Artists have an impulse to create. Isn't that enough? Must we categorize and analyze it to death? The question of how a piece "works", what the artist might be attempting to express, how this fits in history is worth pursuing if that's what interests you. The biographical aspects too, if that floats your boat. But in the end, it's some person with some medium pushing something out into the world and it needs nothing more to justify it.
 
I came to appreciate the concept of l'art pour l'art by seeing it within the context of art history. One of my so-called "guilty pleasures" was... an is... the art of the Rococo.
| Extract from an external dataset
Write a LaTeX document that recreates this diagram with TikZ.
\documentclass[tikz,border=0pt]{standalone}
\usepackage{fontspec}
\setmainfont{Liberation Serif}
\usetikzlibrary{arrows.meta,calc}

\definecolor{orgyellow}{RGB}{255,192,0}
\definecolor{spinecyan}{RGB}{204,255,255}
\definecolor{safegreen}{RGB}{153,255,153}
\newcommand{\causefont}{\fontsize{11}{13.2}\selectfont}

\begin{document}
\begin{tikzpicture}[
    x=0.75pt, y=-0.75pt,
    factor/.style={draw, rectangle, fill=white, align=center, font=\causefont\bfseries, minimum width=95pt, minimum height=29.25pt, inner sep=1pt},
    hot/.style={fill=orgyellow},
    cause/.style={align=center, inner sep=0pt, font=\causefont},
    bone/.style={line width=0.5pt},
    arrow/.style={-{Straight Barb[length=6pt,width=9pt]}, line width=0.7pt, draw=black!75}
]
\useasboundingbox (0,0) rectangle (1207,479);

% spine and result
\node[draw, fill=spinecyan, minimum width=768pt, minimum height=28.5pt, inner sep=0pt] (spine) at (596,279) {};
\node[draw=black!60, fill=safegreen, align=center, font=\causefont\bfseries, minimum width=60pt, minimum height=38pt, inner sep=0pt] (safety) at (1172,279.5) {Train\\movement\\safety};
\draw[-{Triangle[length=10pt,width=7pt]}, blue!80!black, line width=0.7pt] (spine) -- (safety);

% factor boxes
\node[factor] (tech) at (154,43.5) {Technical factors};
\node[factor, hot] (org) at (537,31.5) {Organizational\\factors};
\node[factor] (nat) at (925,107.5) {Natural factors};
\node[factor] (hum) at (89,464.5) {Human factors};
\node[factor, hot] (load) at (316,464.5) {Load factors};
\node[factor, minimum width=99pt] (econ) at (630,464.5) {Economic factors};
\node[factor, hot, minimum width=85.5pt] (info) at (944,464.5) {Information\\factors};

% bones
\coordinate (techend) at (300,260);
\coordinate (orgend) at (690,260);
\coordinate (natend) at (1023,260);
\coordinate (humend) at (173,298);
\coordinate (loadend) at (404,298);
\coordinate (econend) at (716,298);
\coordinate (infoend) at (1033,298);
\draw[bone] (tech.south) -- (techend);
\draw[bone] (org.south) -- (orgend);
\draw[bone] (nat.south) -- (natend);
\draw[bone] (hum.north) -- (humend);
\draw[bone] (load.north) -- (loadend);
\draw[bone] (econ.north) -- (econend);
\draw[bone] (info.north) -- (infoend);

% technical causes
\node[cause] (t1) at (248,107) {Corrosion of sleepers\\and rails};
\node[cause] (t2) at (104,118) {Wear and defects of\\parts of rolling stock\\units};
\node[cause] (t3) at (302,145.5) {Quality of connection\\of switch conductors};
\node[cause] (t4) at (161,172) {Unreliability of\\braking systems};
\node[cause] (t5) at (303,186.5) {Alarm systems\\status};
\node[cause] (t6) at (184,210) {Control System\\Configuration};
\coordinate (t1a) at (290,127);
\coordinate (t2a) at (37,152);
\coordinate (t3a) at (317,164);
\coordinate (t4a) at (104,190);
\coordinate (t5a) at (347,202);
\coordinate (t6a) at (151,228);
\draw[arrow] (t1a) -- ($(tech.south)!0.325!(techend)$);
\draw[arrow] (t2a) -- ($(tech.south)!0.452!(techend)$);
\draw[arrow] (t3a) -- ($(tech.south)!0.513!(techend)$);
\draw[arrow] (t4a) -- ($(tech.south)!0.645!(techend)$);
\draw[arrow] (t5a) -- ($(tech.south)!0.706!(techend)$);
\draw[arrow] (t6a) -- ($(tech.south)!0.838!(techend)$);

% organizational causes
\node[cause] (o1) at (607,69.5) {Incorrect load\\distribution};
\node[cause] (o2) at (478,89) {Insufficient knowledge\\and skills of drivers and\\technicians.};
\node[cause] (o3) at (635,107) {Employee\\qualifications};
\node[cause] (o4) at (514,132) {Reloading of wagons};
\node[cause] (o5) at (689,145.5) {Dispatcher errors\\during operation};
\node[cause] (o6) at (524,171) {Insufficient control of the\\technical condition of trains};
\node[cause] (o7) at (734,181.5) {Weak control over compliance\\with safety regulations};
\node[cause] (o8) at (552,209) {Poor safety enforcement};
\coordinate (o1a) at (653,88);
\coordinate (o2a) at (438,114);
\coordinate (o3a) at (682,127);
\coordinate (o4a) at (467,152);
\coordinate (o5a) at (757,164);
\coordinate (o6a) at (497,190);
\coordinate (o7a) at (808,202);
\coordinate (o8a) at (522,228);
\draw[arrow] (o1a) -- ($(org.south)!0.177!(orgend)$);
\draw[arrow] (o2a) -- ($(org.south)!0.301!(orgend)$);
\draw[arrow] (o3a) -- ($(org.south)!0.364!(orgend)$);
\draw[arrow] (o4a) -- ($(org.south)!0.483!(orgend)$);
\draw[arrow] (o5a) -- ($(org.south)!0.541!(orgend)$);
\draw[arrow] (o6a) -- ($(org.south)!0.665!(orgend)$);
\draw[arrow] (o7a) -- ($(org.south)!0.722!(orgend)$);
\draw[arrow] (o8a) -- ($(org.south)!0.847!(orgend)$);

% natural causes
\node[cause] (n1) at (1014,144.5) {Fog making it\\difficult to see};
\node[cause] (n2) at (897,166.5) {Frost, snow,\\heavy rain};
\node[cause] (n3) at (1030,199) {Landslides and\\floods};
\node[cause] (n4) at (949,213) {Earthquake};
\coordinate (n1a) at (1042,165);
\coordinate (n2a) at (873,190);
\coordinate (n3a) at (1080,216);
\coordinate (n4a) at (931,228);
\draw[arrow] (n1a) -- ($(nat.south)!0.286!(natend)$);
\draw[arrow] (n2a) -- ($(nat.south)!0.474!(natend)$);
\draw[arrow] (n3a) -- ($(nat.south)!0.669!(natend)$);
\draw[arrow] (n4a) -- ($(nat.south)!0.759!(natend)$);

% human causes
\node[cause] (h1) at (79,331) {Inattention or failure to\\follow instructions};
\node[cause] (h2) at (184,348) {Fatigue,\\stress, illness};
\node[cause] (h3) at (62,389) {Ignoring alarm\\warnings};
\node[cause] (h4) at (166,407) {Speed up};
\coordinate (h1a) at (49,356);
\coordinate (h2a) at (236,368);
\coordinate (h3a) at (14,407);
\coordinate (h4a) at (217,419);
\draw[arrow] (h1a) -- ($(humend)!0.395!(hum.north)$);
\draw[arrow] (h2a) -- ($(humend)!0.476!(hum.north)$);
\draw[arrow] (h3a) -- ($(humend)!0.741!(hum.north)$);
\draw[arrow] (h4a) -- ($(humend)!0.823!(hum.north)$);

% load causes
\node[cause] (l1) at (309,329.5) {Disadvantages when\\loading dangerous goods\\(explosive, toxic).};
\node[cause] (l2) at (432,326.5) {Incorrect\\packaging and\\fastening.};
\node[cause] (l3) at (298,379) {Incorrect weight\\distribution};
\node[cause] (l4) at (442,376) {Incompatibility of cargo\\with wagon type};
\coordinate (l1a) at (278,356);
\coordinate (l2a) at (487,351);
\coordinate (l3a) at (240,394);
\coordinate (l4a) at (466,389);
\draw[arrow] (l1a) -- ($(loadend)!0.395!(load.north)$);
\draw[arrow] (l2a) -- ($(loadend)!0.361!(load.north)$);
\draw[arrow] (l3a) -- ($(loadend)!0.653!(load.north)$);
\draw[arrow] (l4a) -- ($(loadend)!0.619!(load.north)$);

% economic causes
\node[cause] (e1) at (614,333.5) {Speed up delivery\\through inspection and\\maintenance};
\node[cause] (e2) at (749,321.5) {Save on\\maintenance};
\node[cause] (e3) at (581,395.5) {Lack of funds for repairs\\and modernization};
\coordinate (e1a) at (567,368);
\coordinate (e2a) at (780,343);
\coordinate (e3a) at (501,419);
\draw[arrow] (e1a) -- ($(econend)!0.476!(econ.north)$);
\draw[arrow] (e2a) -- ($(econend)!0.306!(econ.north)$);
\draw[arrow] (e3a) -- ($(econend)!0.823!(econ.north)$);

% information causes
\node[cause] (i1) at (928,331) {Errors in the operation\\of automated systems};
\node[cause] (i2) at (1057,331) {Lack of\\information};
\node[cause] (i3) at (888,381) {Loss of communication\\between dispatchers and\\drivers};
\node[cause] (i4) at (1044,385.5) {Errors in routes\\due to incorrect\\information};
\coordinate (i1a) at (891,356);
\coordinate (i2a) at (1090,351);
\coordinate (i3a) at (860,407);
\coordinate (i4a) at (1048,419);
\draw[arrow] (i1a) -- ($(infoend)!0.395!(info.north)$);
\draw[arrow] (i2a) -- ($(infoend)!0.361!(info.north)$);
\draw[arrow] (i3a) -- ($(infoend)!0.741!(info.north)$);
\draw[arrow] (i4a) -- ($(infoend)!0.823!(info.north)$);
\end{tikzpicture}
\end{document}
BeFunky_BeFunky_diana-getting-out-of-her-bath-1742.med.jpg


M-Adonis.small.jpg


My art school required some truly in-depth studies of art history... but we literally blew right through the Rococo on to Neo-Classicism. The unspoken message was that the Rococo was shallow and decadent and to like it was "wrong".

205davidsmall.JPG


Neo-classicism, on the other hand, was high-minded and noble in support of the right causes: the French Revolution and Democracy as opposed to debauchery and the aristocracy... or so went the narrative. But what then of 18th century writers such as Jonathan Swift, Daniel DeFoe, Lawrence Sterne, etc... and composers such as Mozart, Joseph Haydn, Luigi Boccherini, etc...? Honestly, I remember those participants of the online music forum... where Brian and I both used to waste away our time... who argued that Beethoven's opera opera, Fidelio, was superior to Mozart's Magic Flute and especially Cosi fan tutte, because of its moral high-mindedness. Almost no one who appreciates music as music takes this view. Denis Diderot was the dominant French art/cultural critic of the period. He had to admit that Fragonard and especially Boucher (painter of Diana at her Bath above) were phenomenally talented artists... but he was outraged at the lack of what he deemed to be the proper morals in their work.
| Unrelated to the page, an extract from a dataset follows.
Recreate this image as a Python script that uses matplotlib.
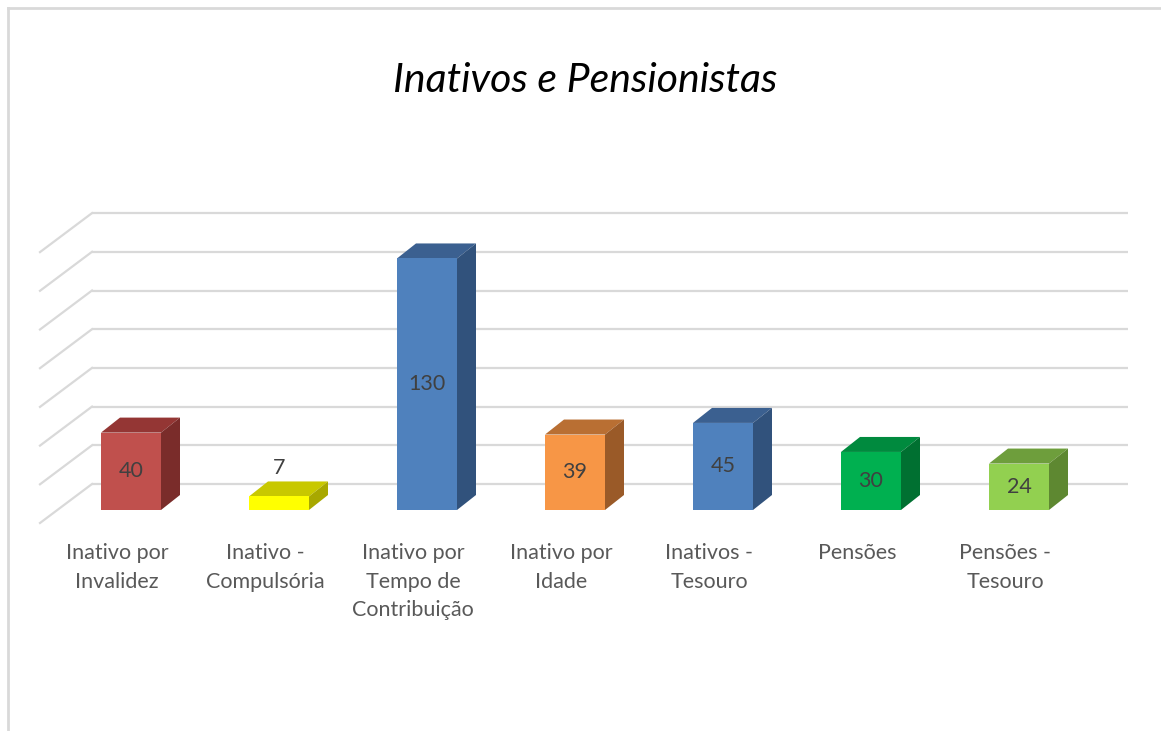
"""
Recreates the Excel-style 3D column chart "Inativos e Pensionistas".
"""

import matplotlib
matplotlib.use("Agg")
import matplotlib.pyplot as plt
from matplotlib.patches import Polygon, Rectangle

categories = [
    "Inativo por\nInvalidez",
    "Inativo -\nCompulsória",
    "Inativo por\nTempo de\nContribuição",
    "Inativo por\nIdade",
    "Inativos -\nTesouro",
    "Pensões",
    "Pensões -\nTesouro",
]
values = [40, 7, 130, 39, 45, 30, 24]

front_colors = ["#C0504D", "#FFFF00", "#4F81BD", "#F79646", "#4F81BD", "#00B050", "#92D050"]
top_colors = ["#943634", "#C8C800", "#3B6090", "#B96F33", "#3B6090", "#008A3E", "#6E9E3C"]
side_colors = ["#7A2C2A", "#A8A800", "#31527C", "#9A5A28", "#31527C", "#007031", "#5E8831"]

grid_levels = [0, 20, 40, 60, 80, 100, 120, 140]

W, H, DPI = 1161, 731, 100

# pixel geometry of the fake 3D projection
PX_X0 = 57        # left edge of the bar plane (px)
PX_CAT = 148      # width of one category (px)
PX_Y0 = 510       # value 0 on the bar plane (px from top)
PX_UNIT = 1.935   # px per value unit


def px_dx(px):
    return px / PX_CAT


def px_dy(px):
    return px / PX_UNIT


def run():
    fig = plt.figure(figsize=(W / DPI, H / DPI), dpi=DPI)
    ax = fig.add_axes([0, 0, 1, 1])
    ax.set_xlim(-0.5 - PX_X0 / PX_CAT, -0.5 + (W - PX_X0) / PX_CAT)
    ax.set_ylim(-(H - PX_Y0) / PX_UNIT, PX_Y0 / PX_UNIT)
    ax.axis("off")

    grid_c = "#D9D9D9"
    # back wall and left wall gridlines
    wall_dx, wall_dy = px_dx(35), px_dy(26)
    front_dx, front_dy = px_dx(-17), px_dy(-13)
    x_wall_l = -0.5 + wall_dx
    x_wall_r = -0.5 + (1128 - PX_X0) / PX_CAT
    for v in grid_levels:
        ax.plot([x_wall_l, x_wall_r], [v + wall_dy, v + wall_dy],
                color=grid_c, lw=1.6, zorder=1, solid_capstyle="butt")
        ax.plot([-0.5 + front_dx, x_wall_l], [v + front_dy, v + wall_dy],
                color=grid_c, lw=1.6, zorder=1)

    # bars
    bw = px_dx(60)
    ddx, ddy = px_dx(19), px_dy(15)
    for i, v in enumerate(values):
        xl, xr = i - bw / 2, i + bw / 2
        ax.add_patch(Polygon([(xl, v), (xl + ddx, v + ddy), (xr + ddx, v + ddy), (xr, v)],
                             closed=True, facecolor=top_colors[i], edgecolor="none", zorder=3))
        ax.add_patch(Polygon([(xr, 0), (xr + ddx, ddy), (xr + ddx, v + ddy), (xr, v)],
                             closed=True, facecolor=side_colors[i], edgecolor="none", zorder=3))
        ax.add_patch(Rectangle((xl, 0), bw, v, facecolor=front_colors[i],
                               edgecolor="none", zorder=4))
        if v < 10:
            ax.text(i, v + ddy + 7, str(v), ha="center", va="center",
                    fontsize=15.5, color="#404040", family="Lato", zorder=5)
        else:
            ax.text(i, v / 2, str(v), ha="center", va="center",
                    fontsize=15.5, color="#404040", family="Lato", zorder=5)

    for i, lab in enumerate(categories):
        ax.text(i - 0.095, -17, lab, ha="center", va="top", fontsize=15.5,
                color="#595959", family="Lato", linespacing=1.55)

    fig.text(585 / W, 1 - 81 / H, "Inativos e Pensionistas", ha="center", va="center",
             fontsize=29.5, style="italic", color="#000000", family="Lato")

    # chart frame (top and left edges visible)
    fig.add_artist(plt.Line2D([8 / W, 8 / W], [0, 1 - 8 / H], transform=fig.transFigure,
                              color="#D9D9D9", lw=2))
    fig.add_artist(plt.Line2D([8 / W, 1], [1 - 8 / H, 1 - 8 / H], transform=fig.transFigure,
                              color="#D9D9D9", lw=2))

    fig.savefig("out.png", dpi=DPI, facecolor="white")


if __name__ == "__main__":
    run()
Art pour l'art rejected these ideas. Where art of the Middle Ages and the Renaissance was often judged by how well it conveyed the proper views on religion and the aristocracy and art of Neo-Classicism was judged by whether it conveyed the correct ideas about the social structures, democracy, etc... Art pour l'art posited the notion that art should be judged first and foremost on aesthetic terms as a work of art. As Oscar Wilde stated, the artist can still express everything/anything.

Jacques-Louis_David_-_The_Emperor_Napoleon_in_His_Study_at_the_Tuileries_-_Google_Art_Project....jpg


Jaques-Louis David could champion Napoleon...

goya.shootings-3-5-1808.small.jpg


... and Goya could take the opposing point of view... and both could succeed in producing marvelous works of art judged purely as art.

Art pour l'art was certainly one of the key elements that opened the door to Modernism and to allowing artists to paint or draw or sculpt as they saw fit as opposed to expecting that art remained shackled to the service of external powers whether these be religious, political, economic, etc... This, as I noted in my first post, is where I struggle as an art teacher, as those who write the curriculum and the standards... and the education administrators largely value the utilitarian worth of art.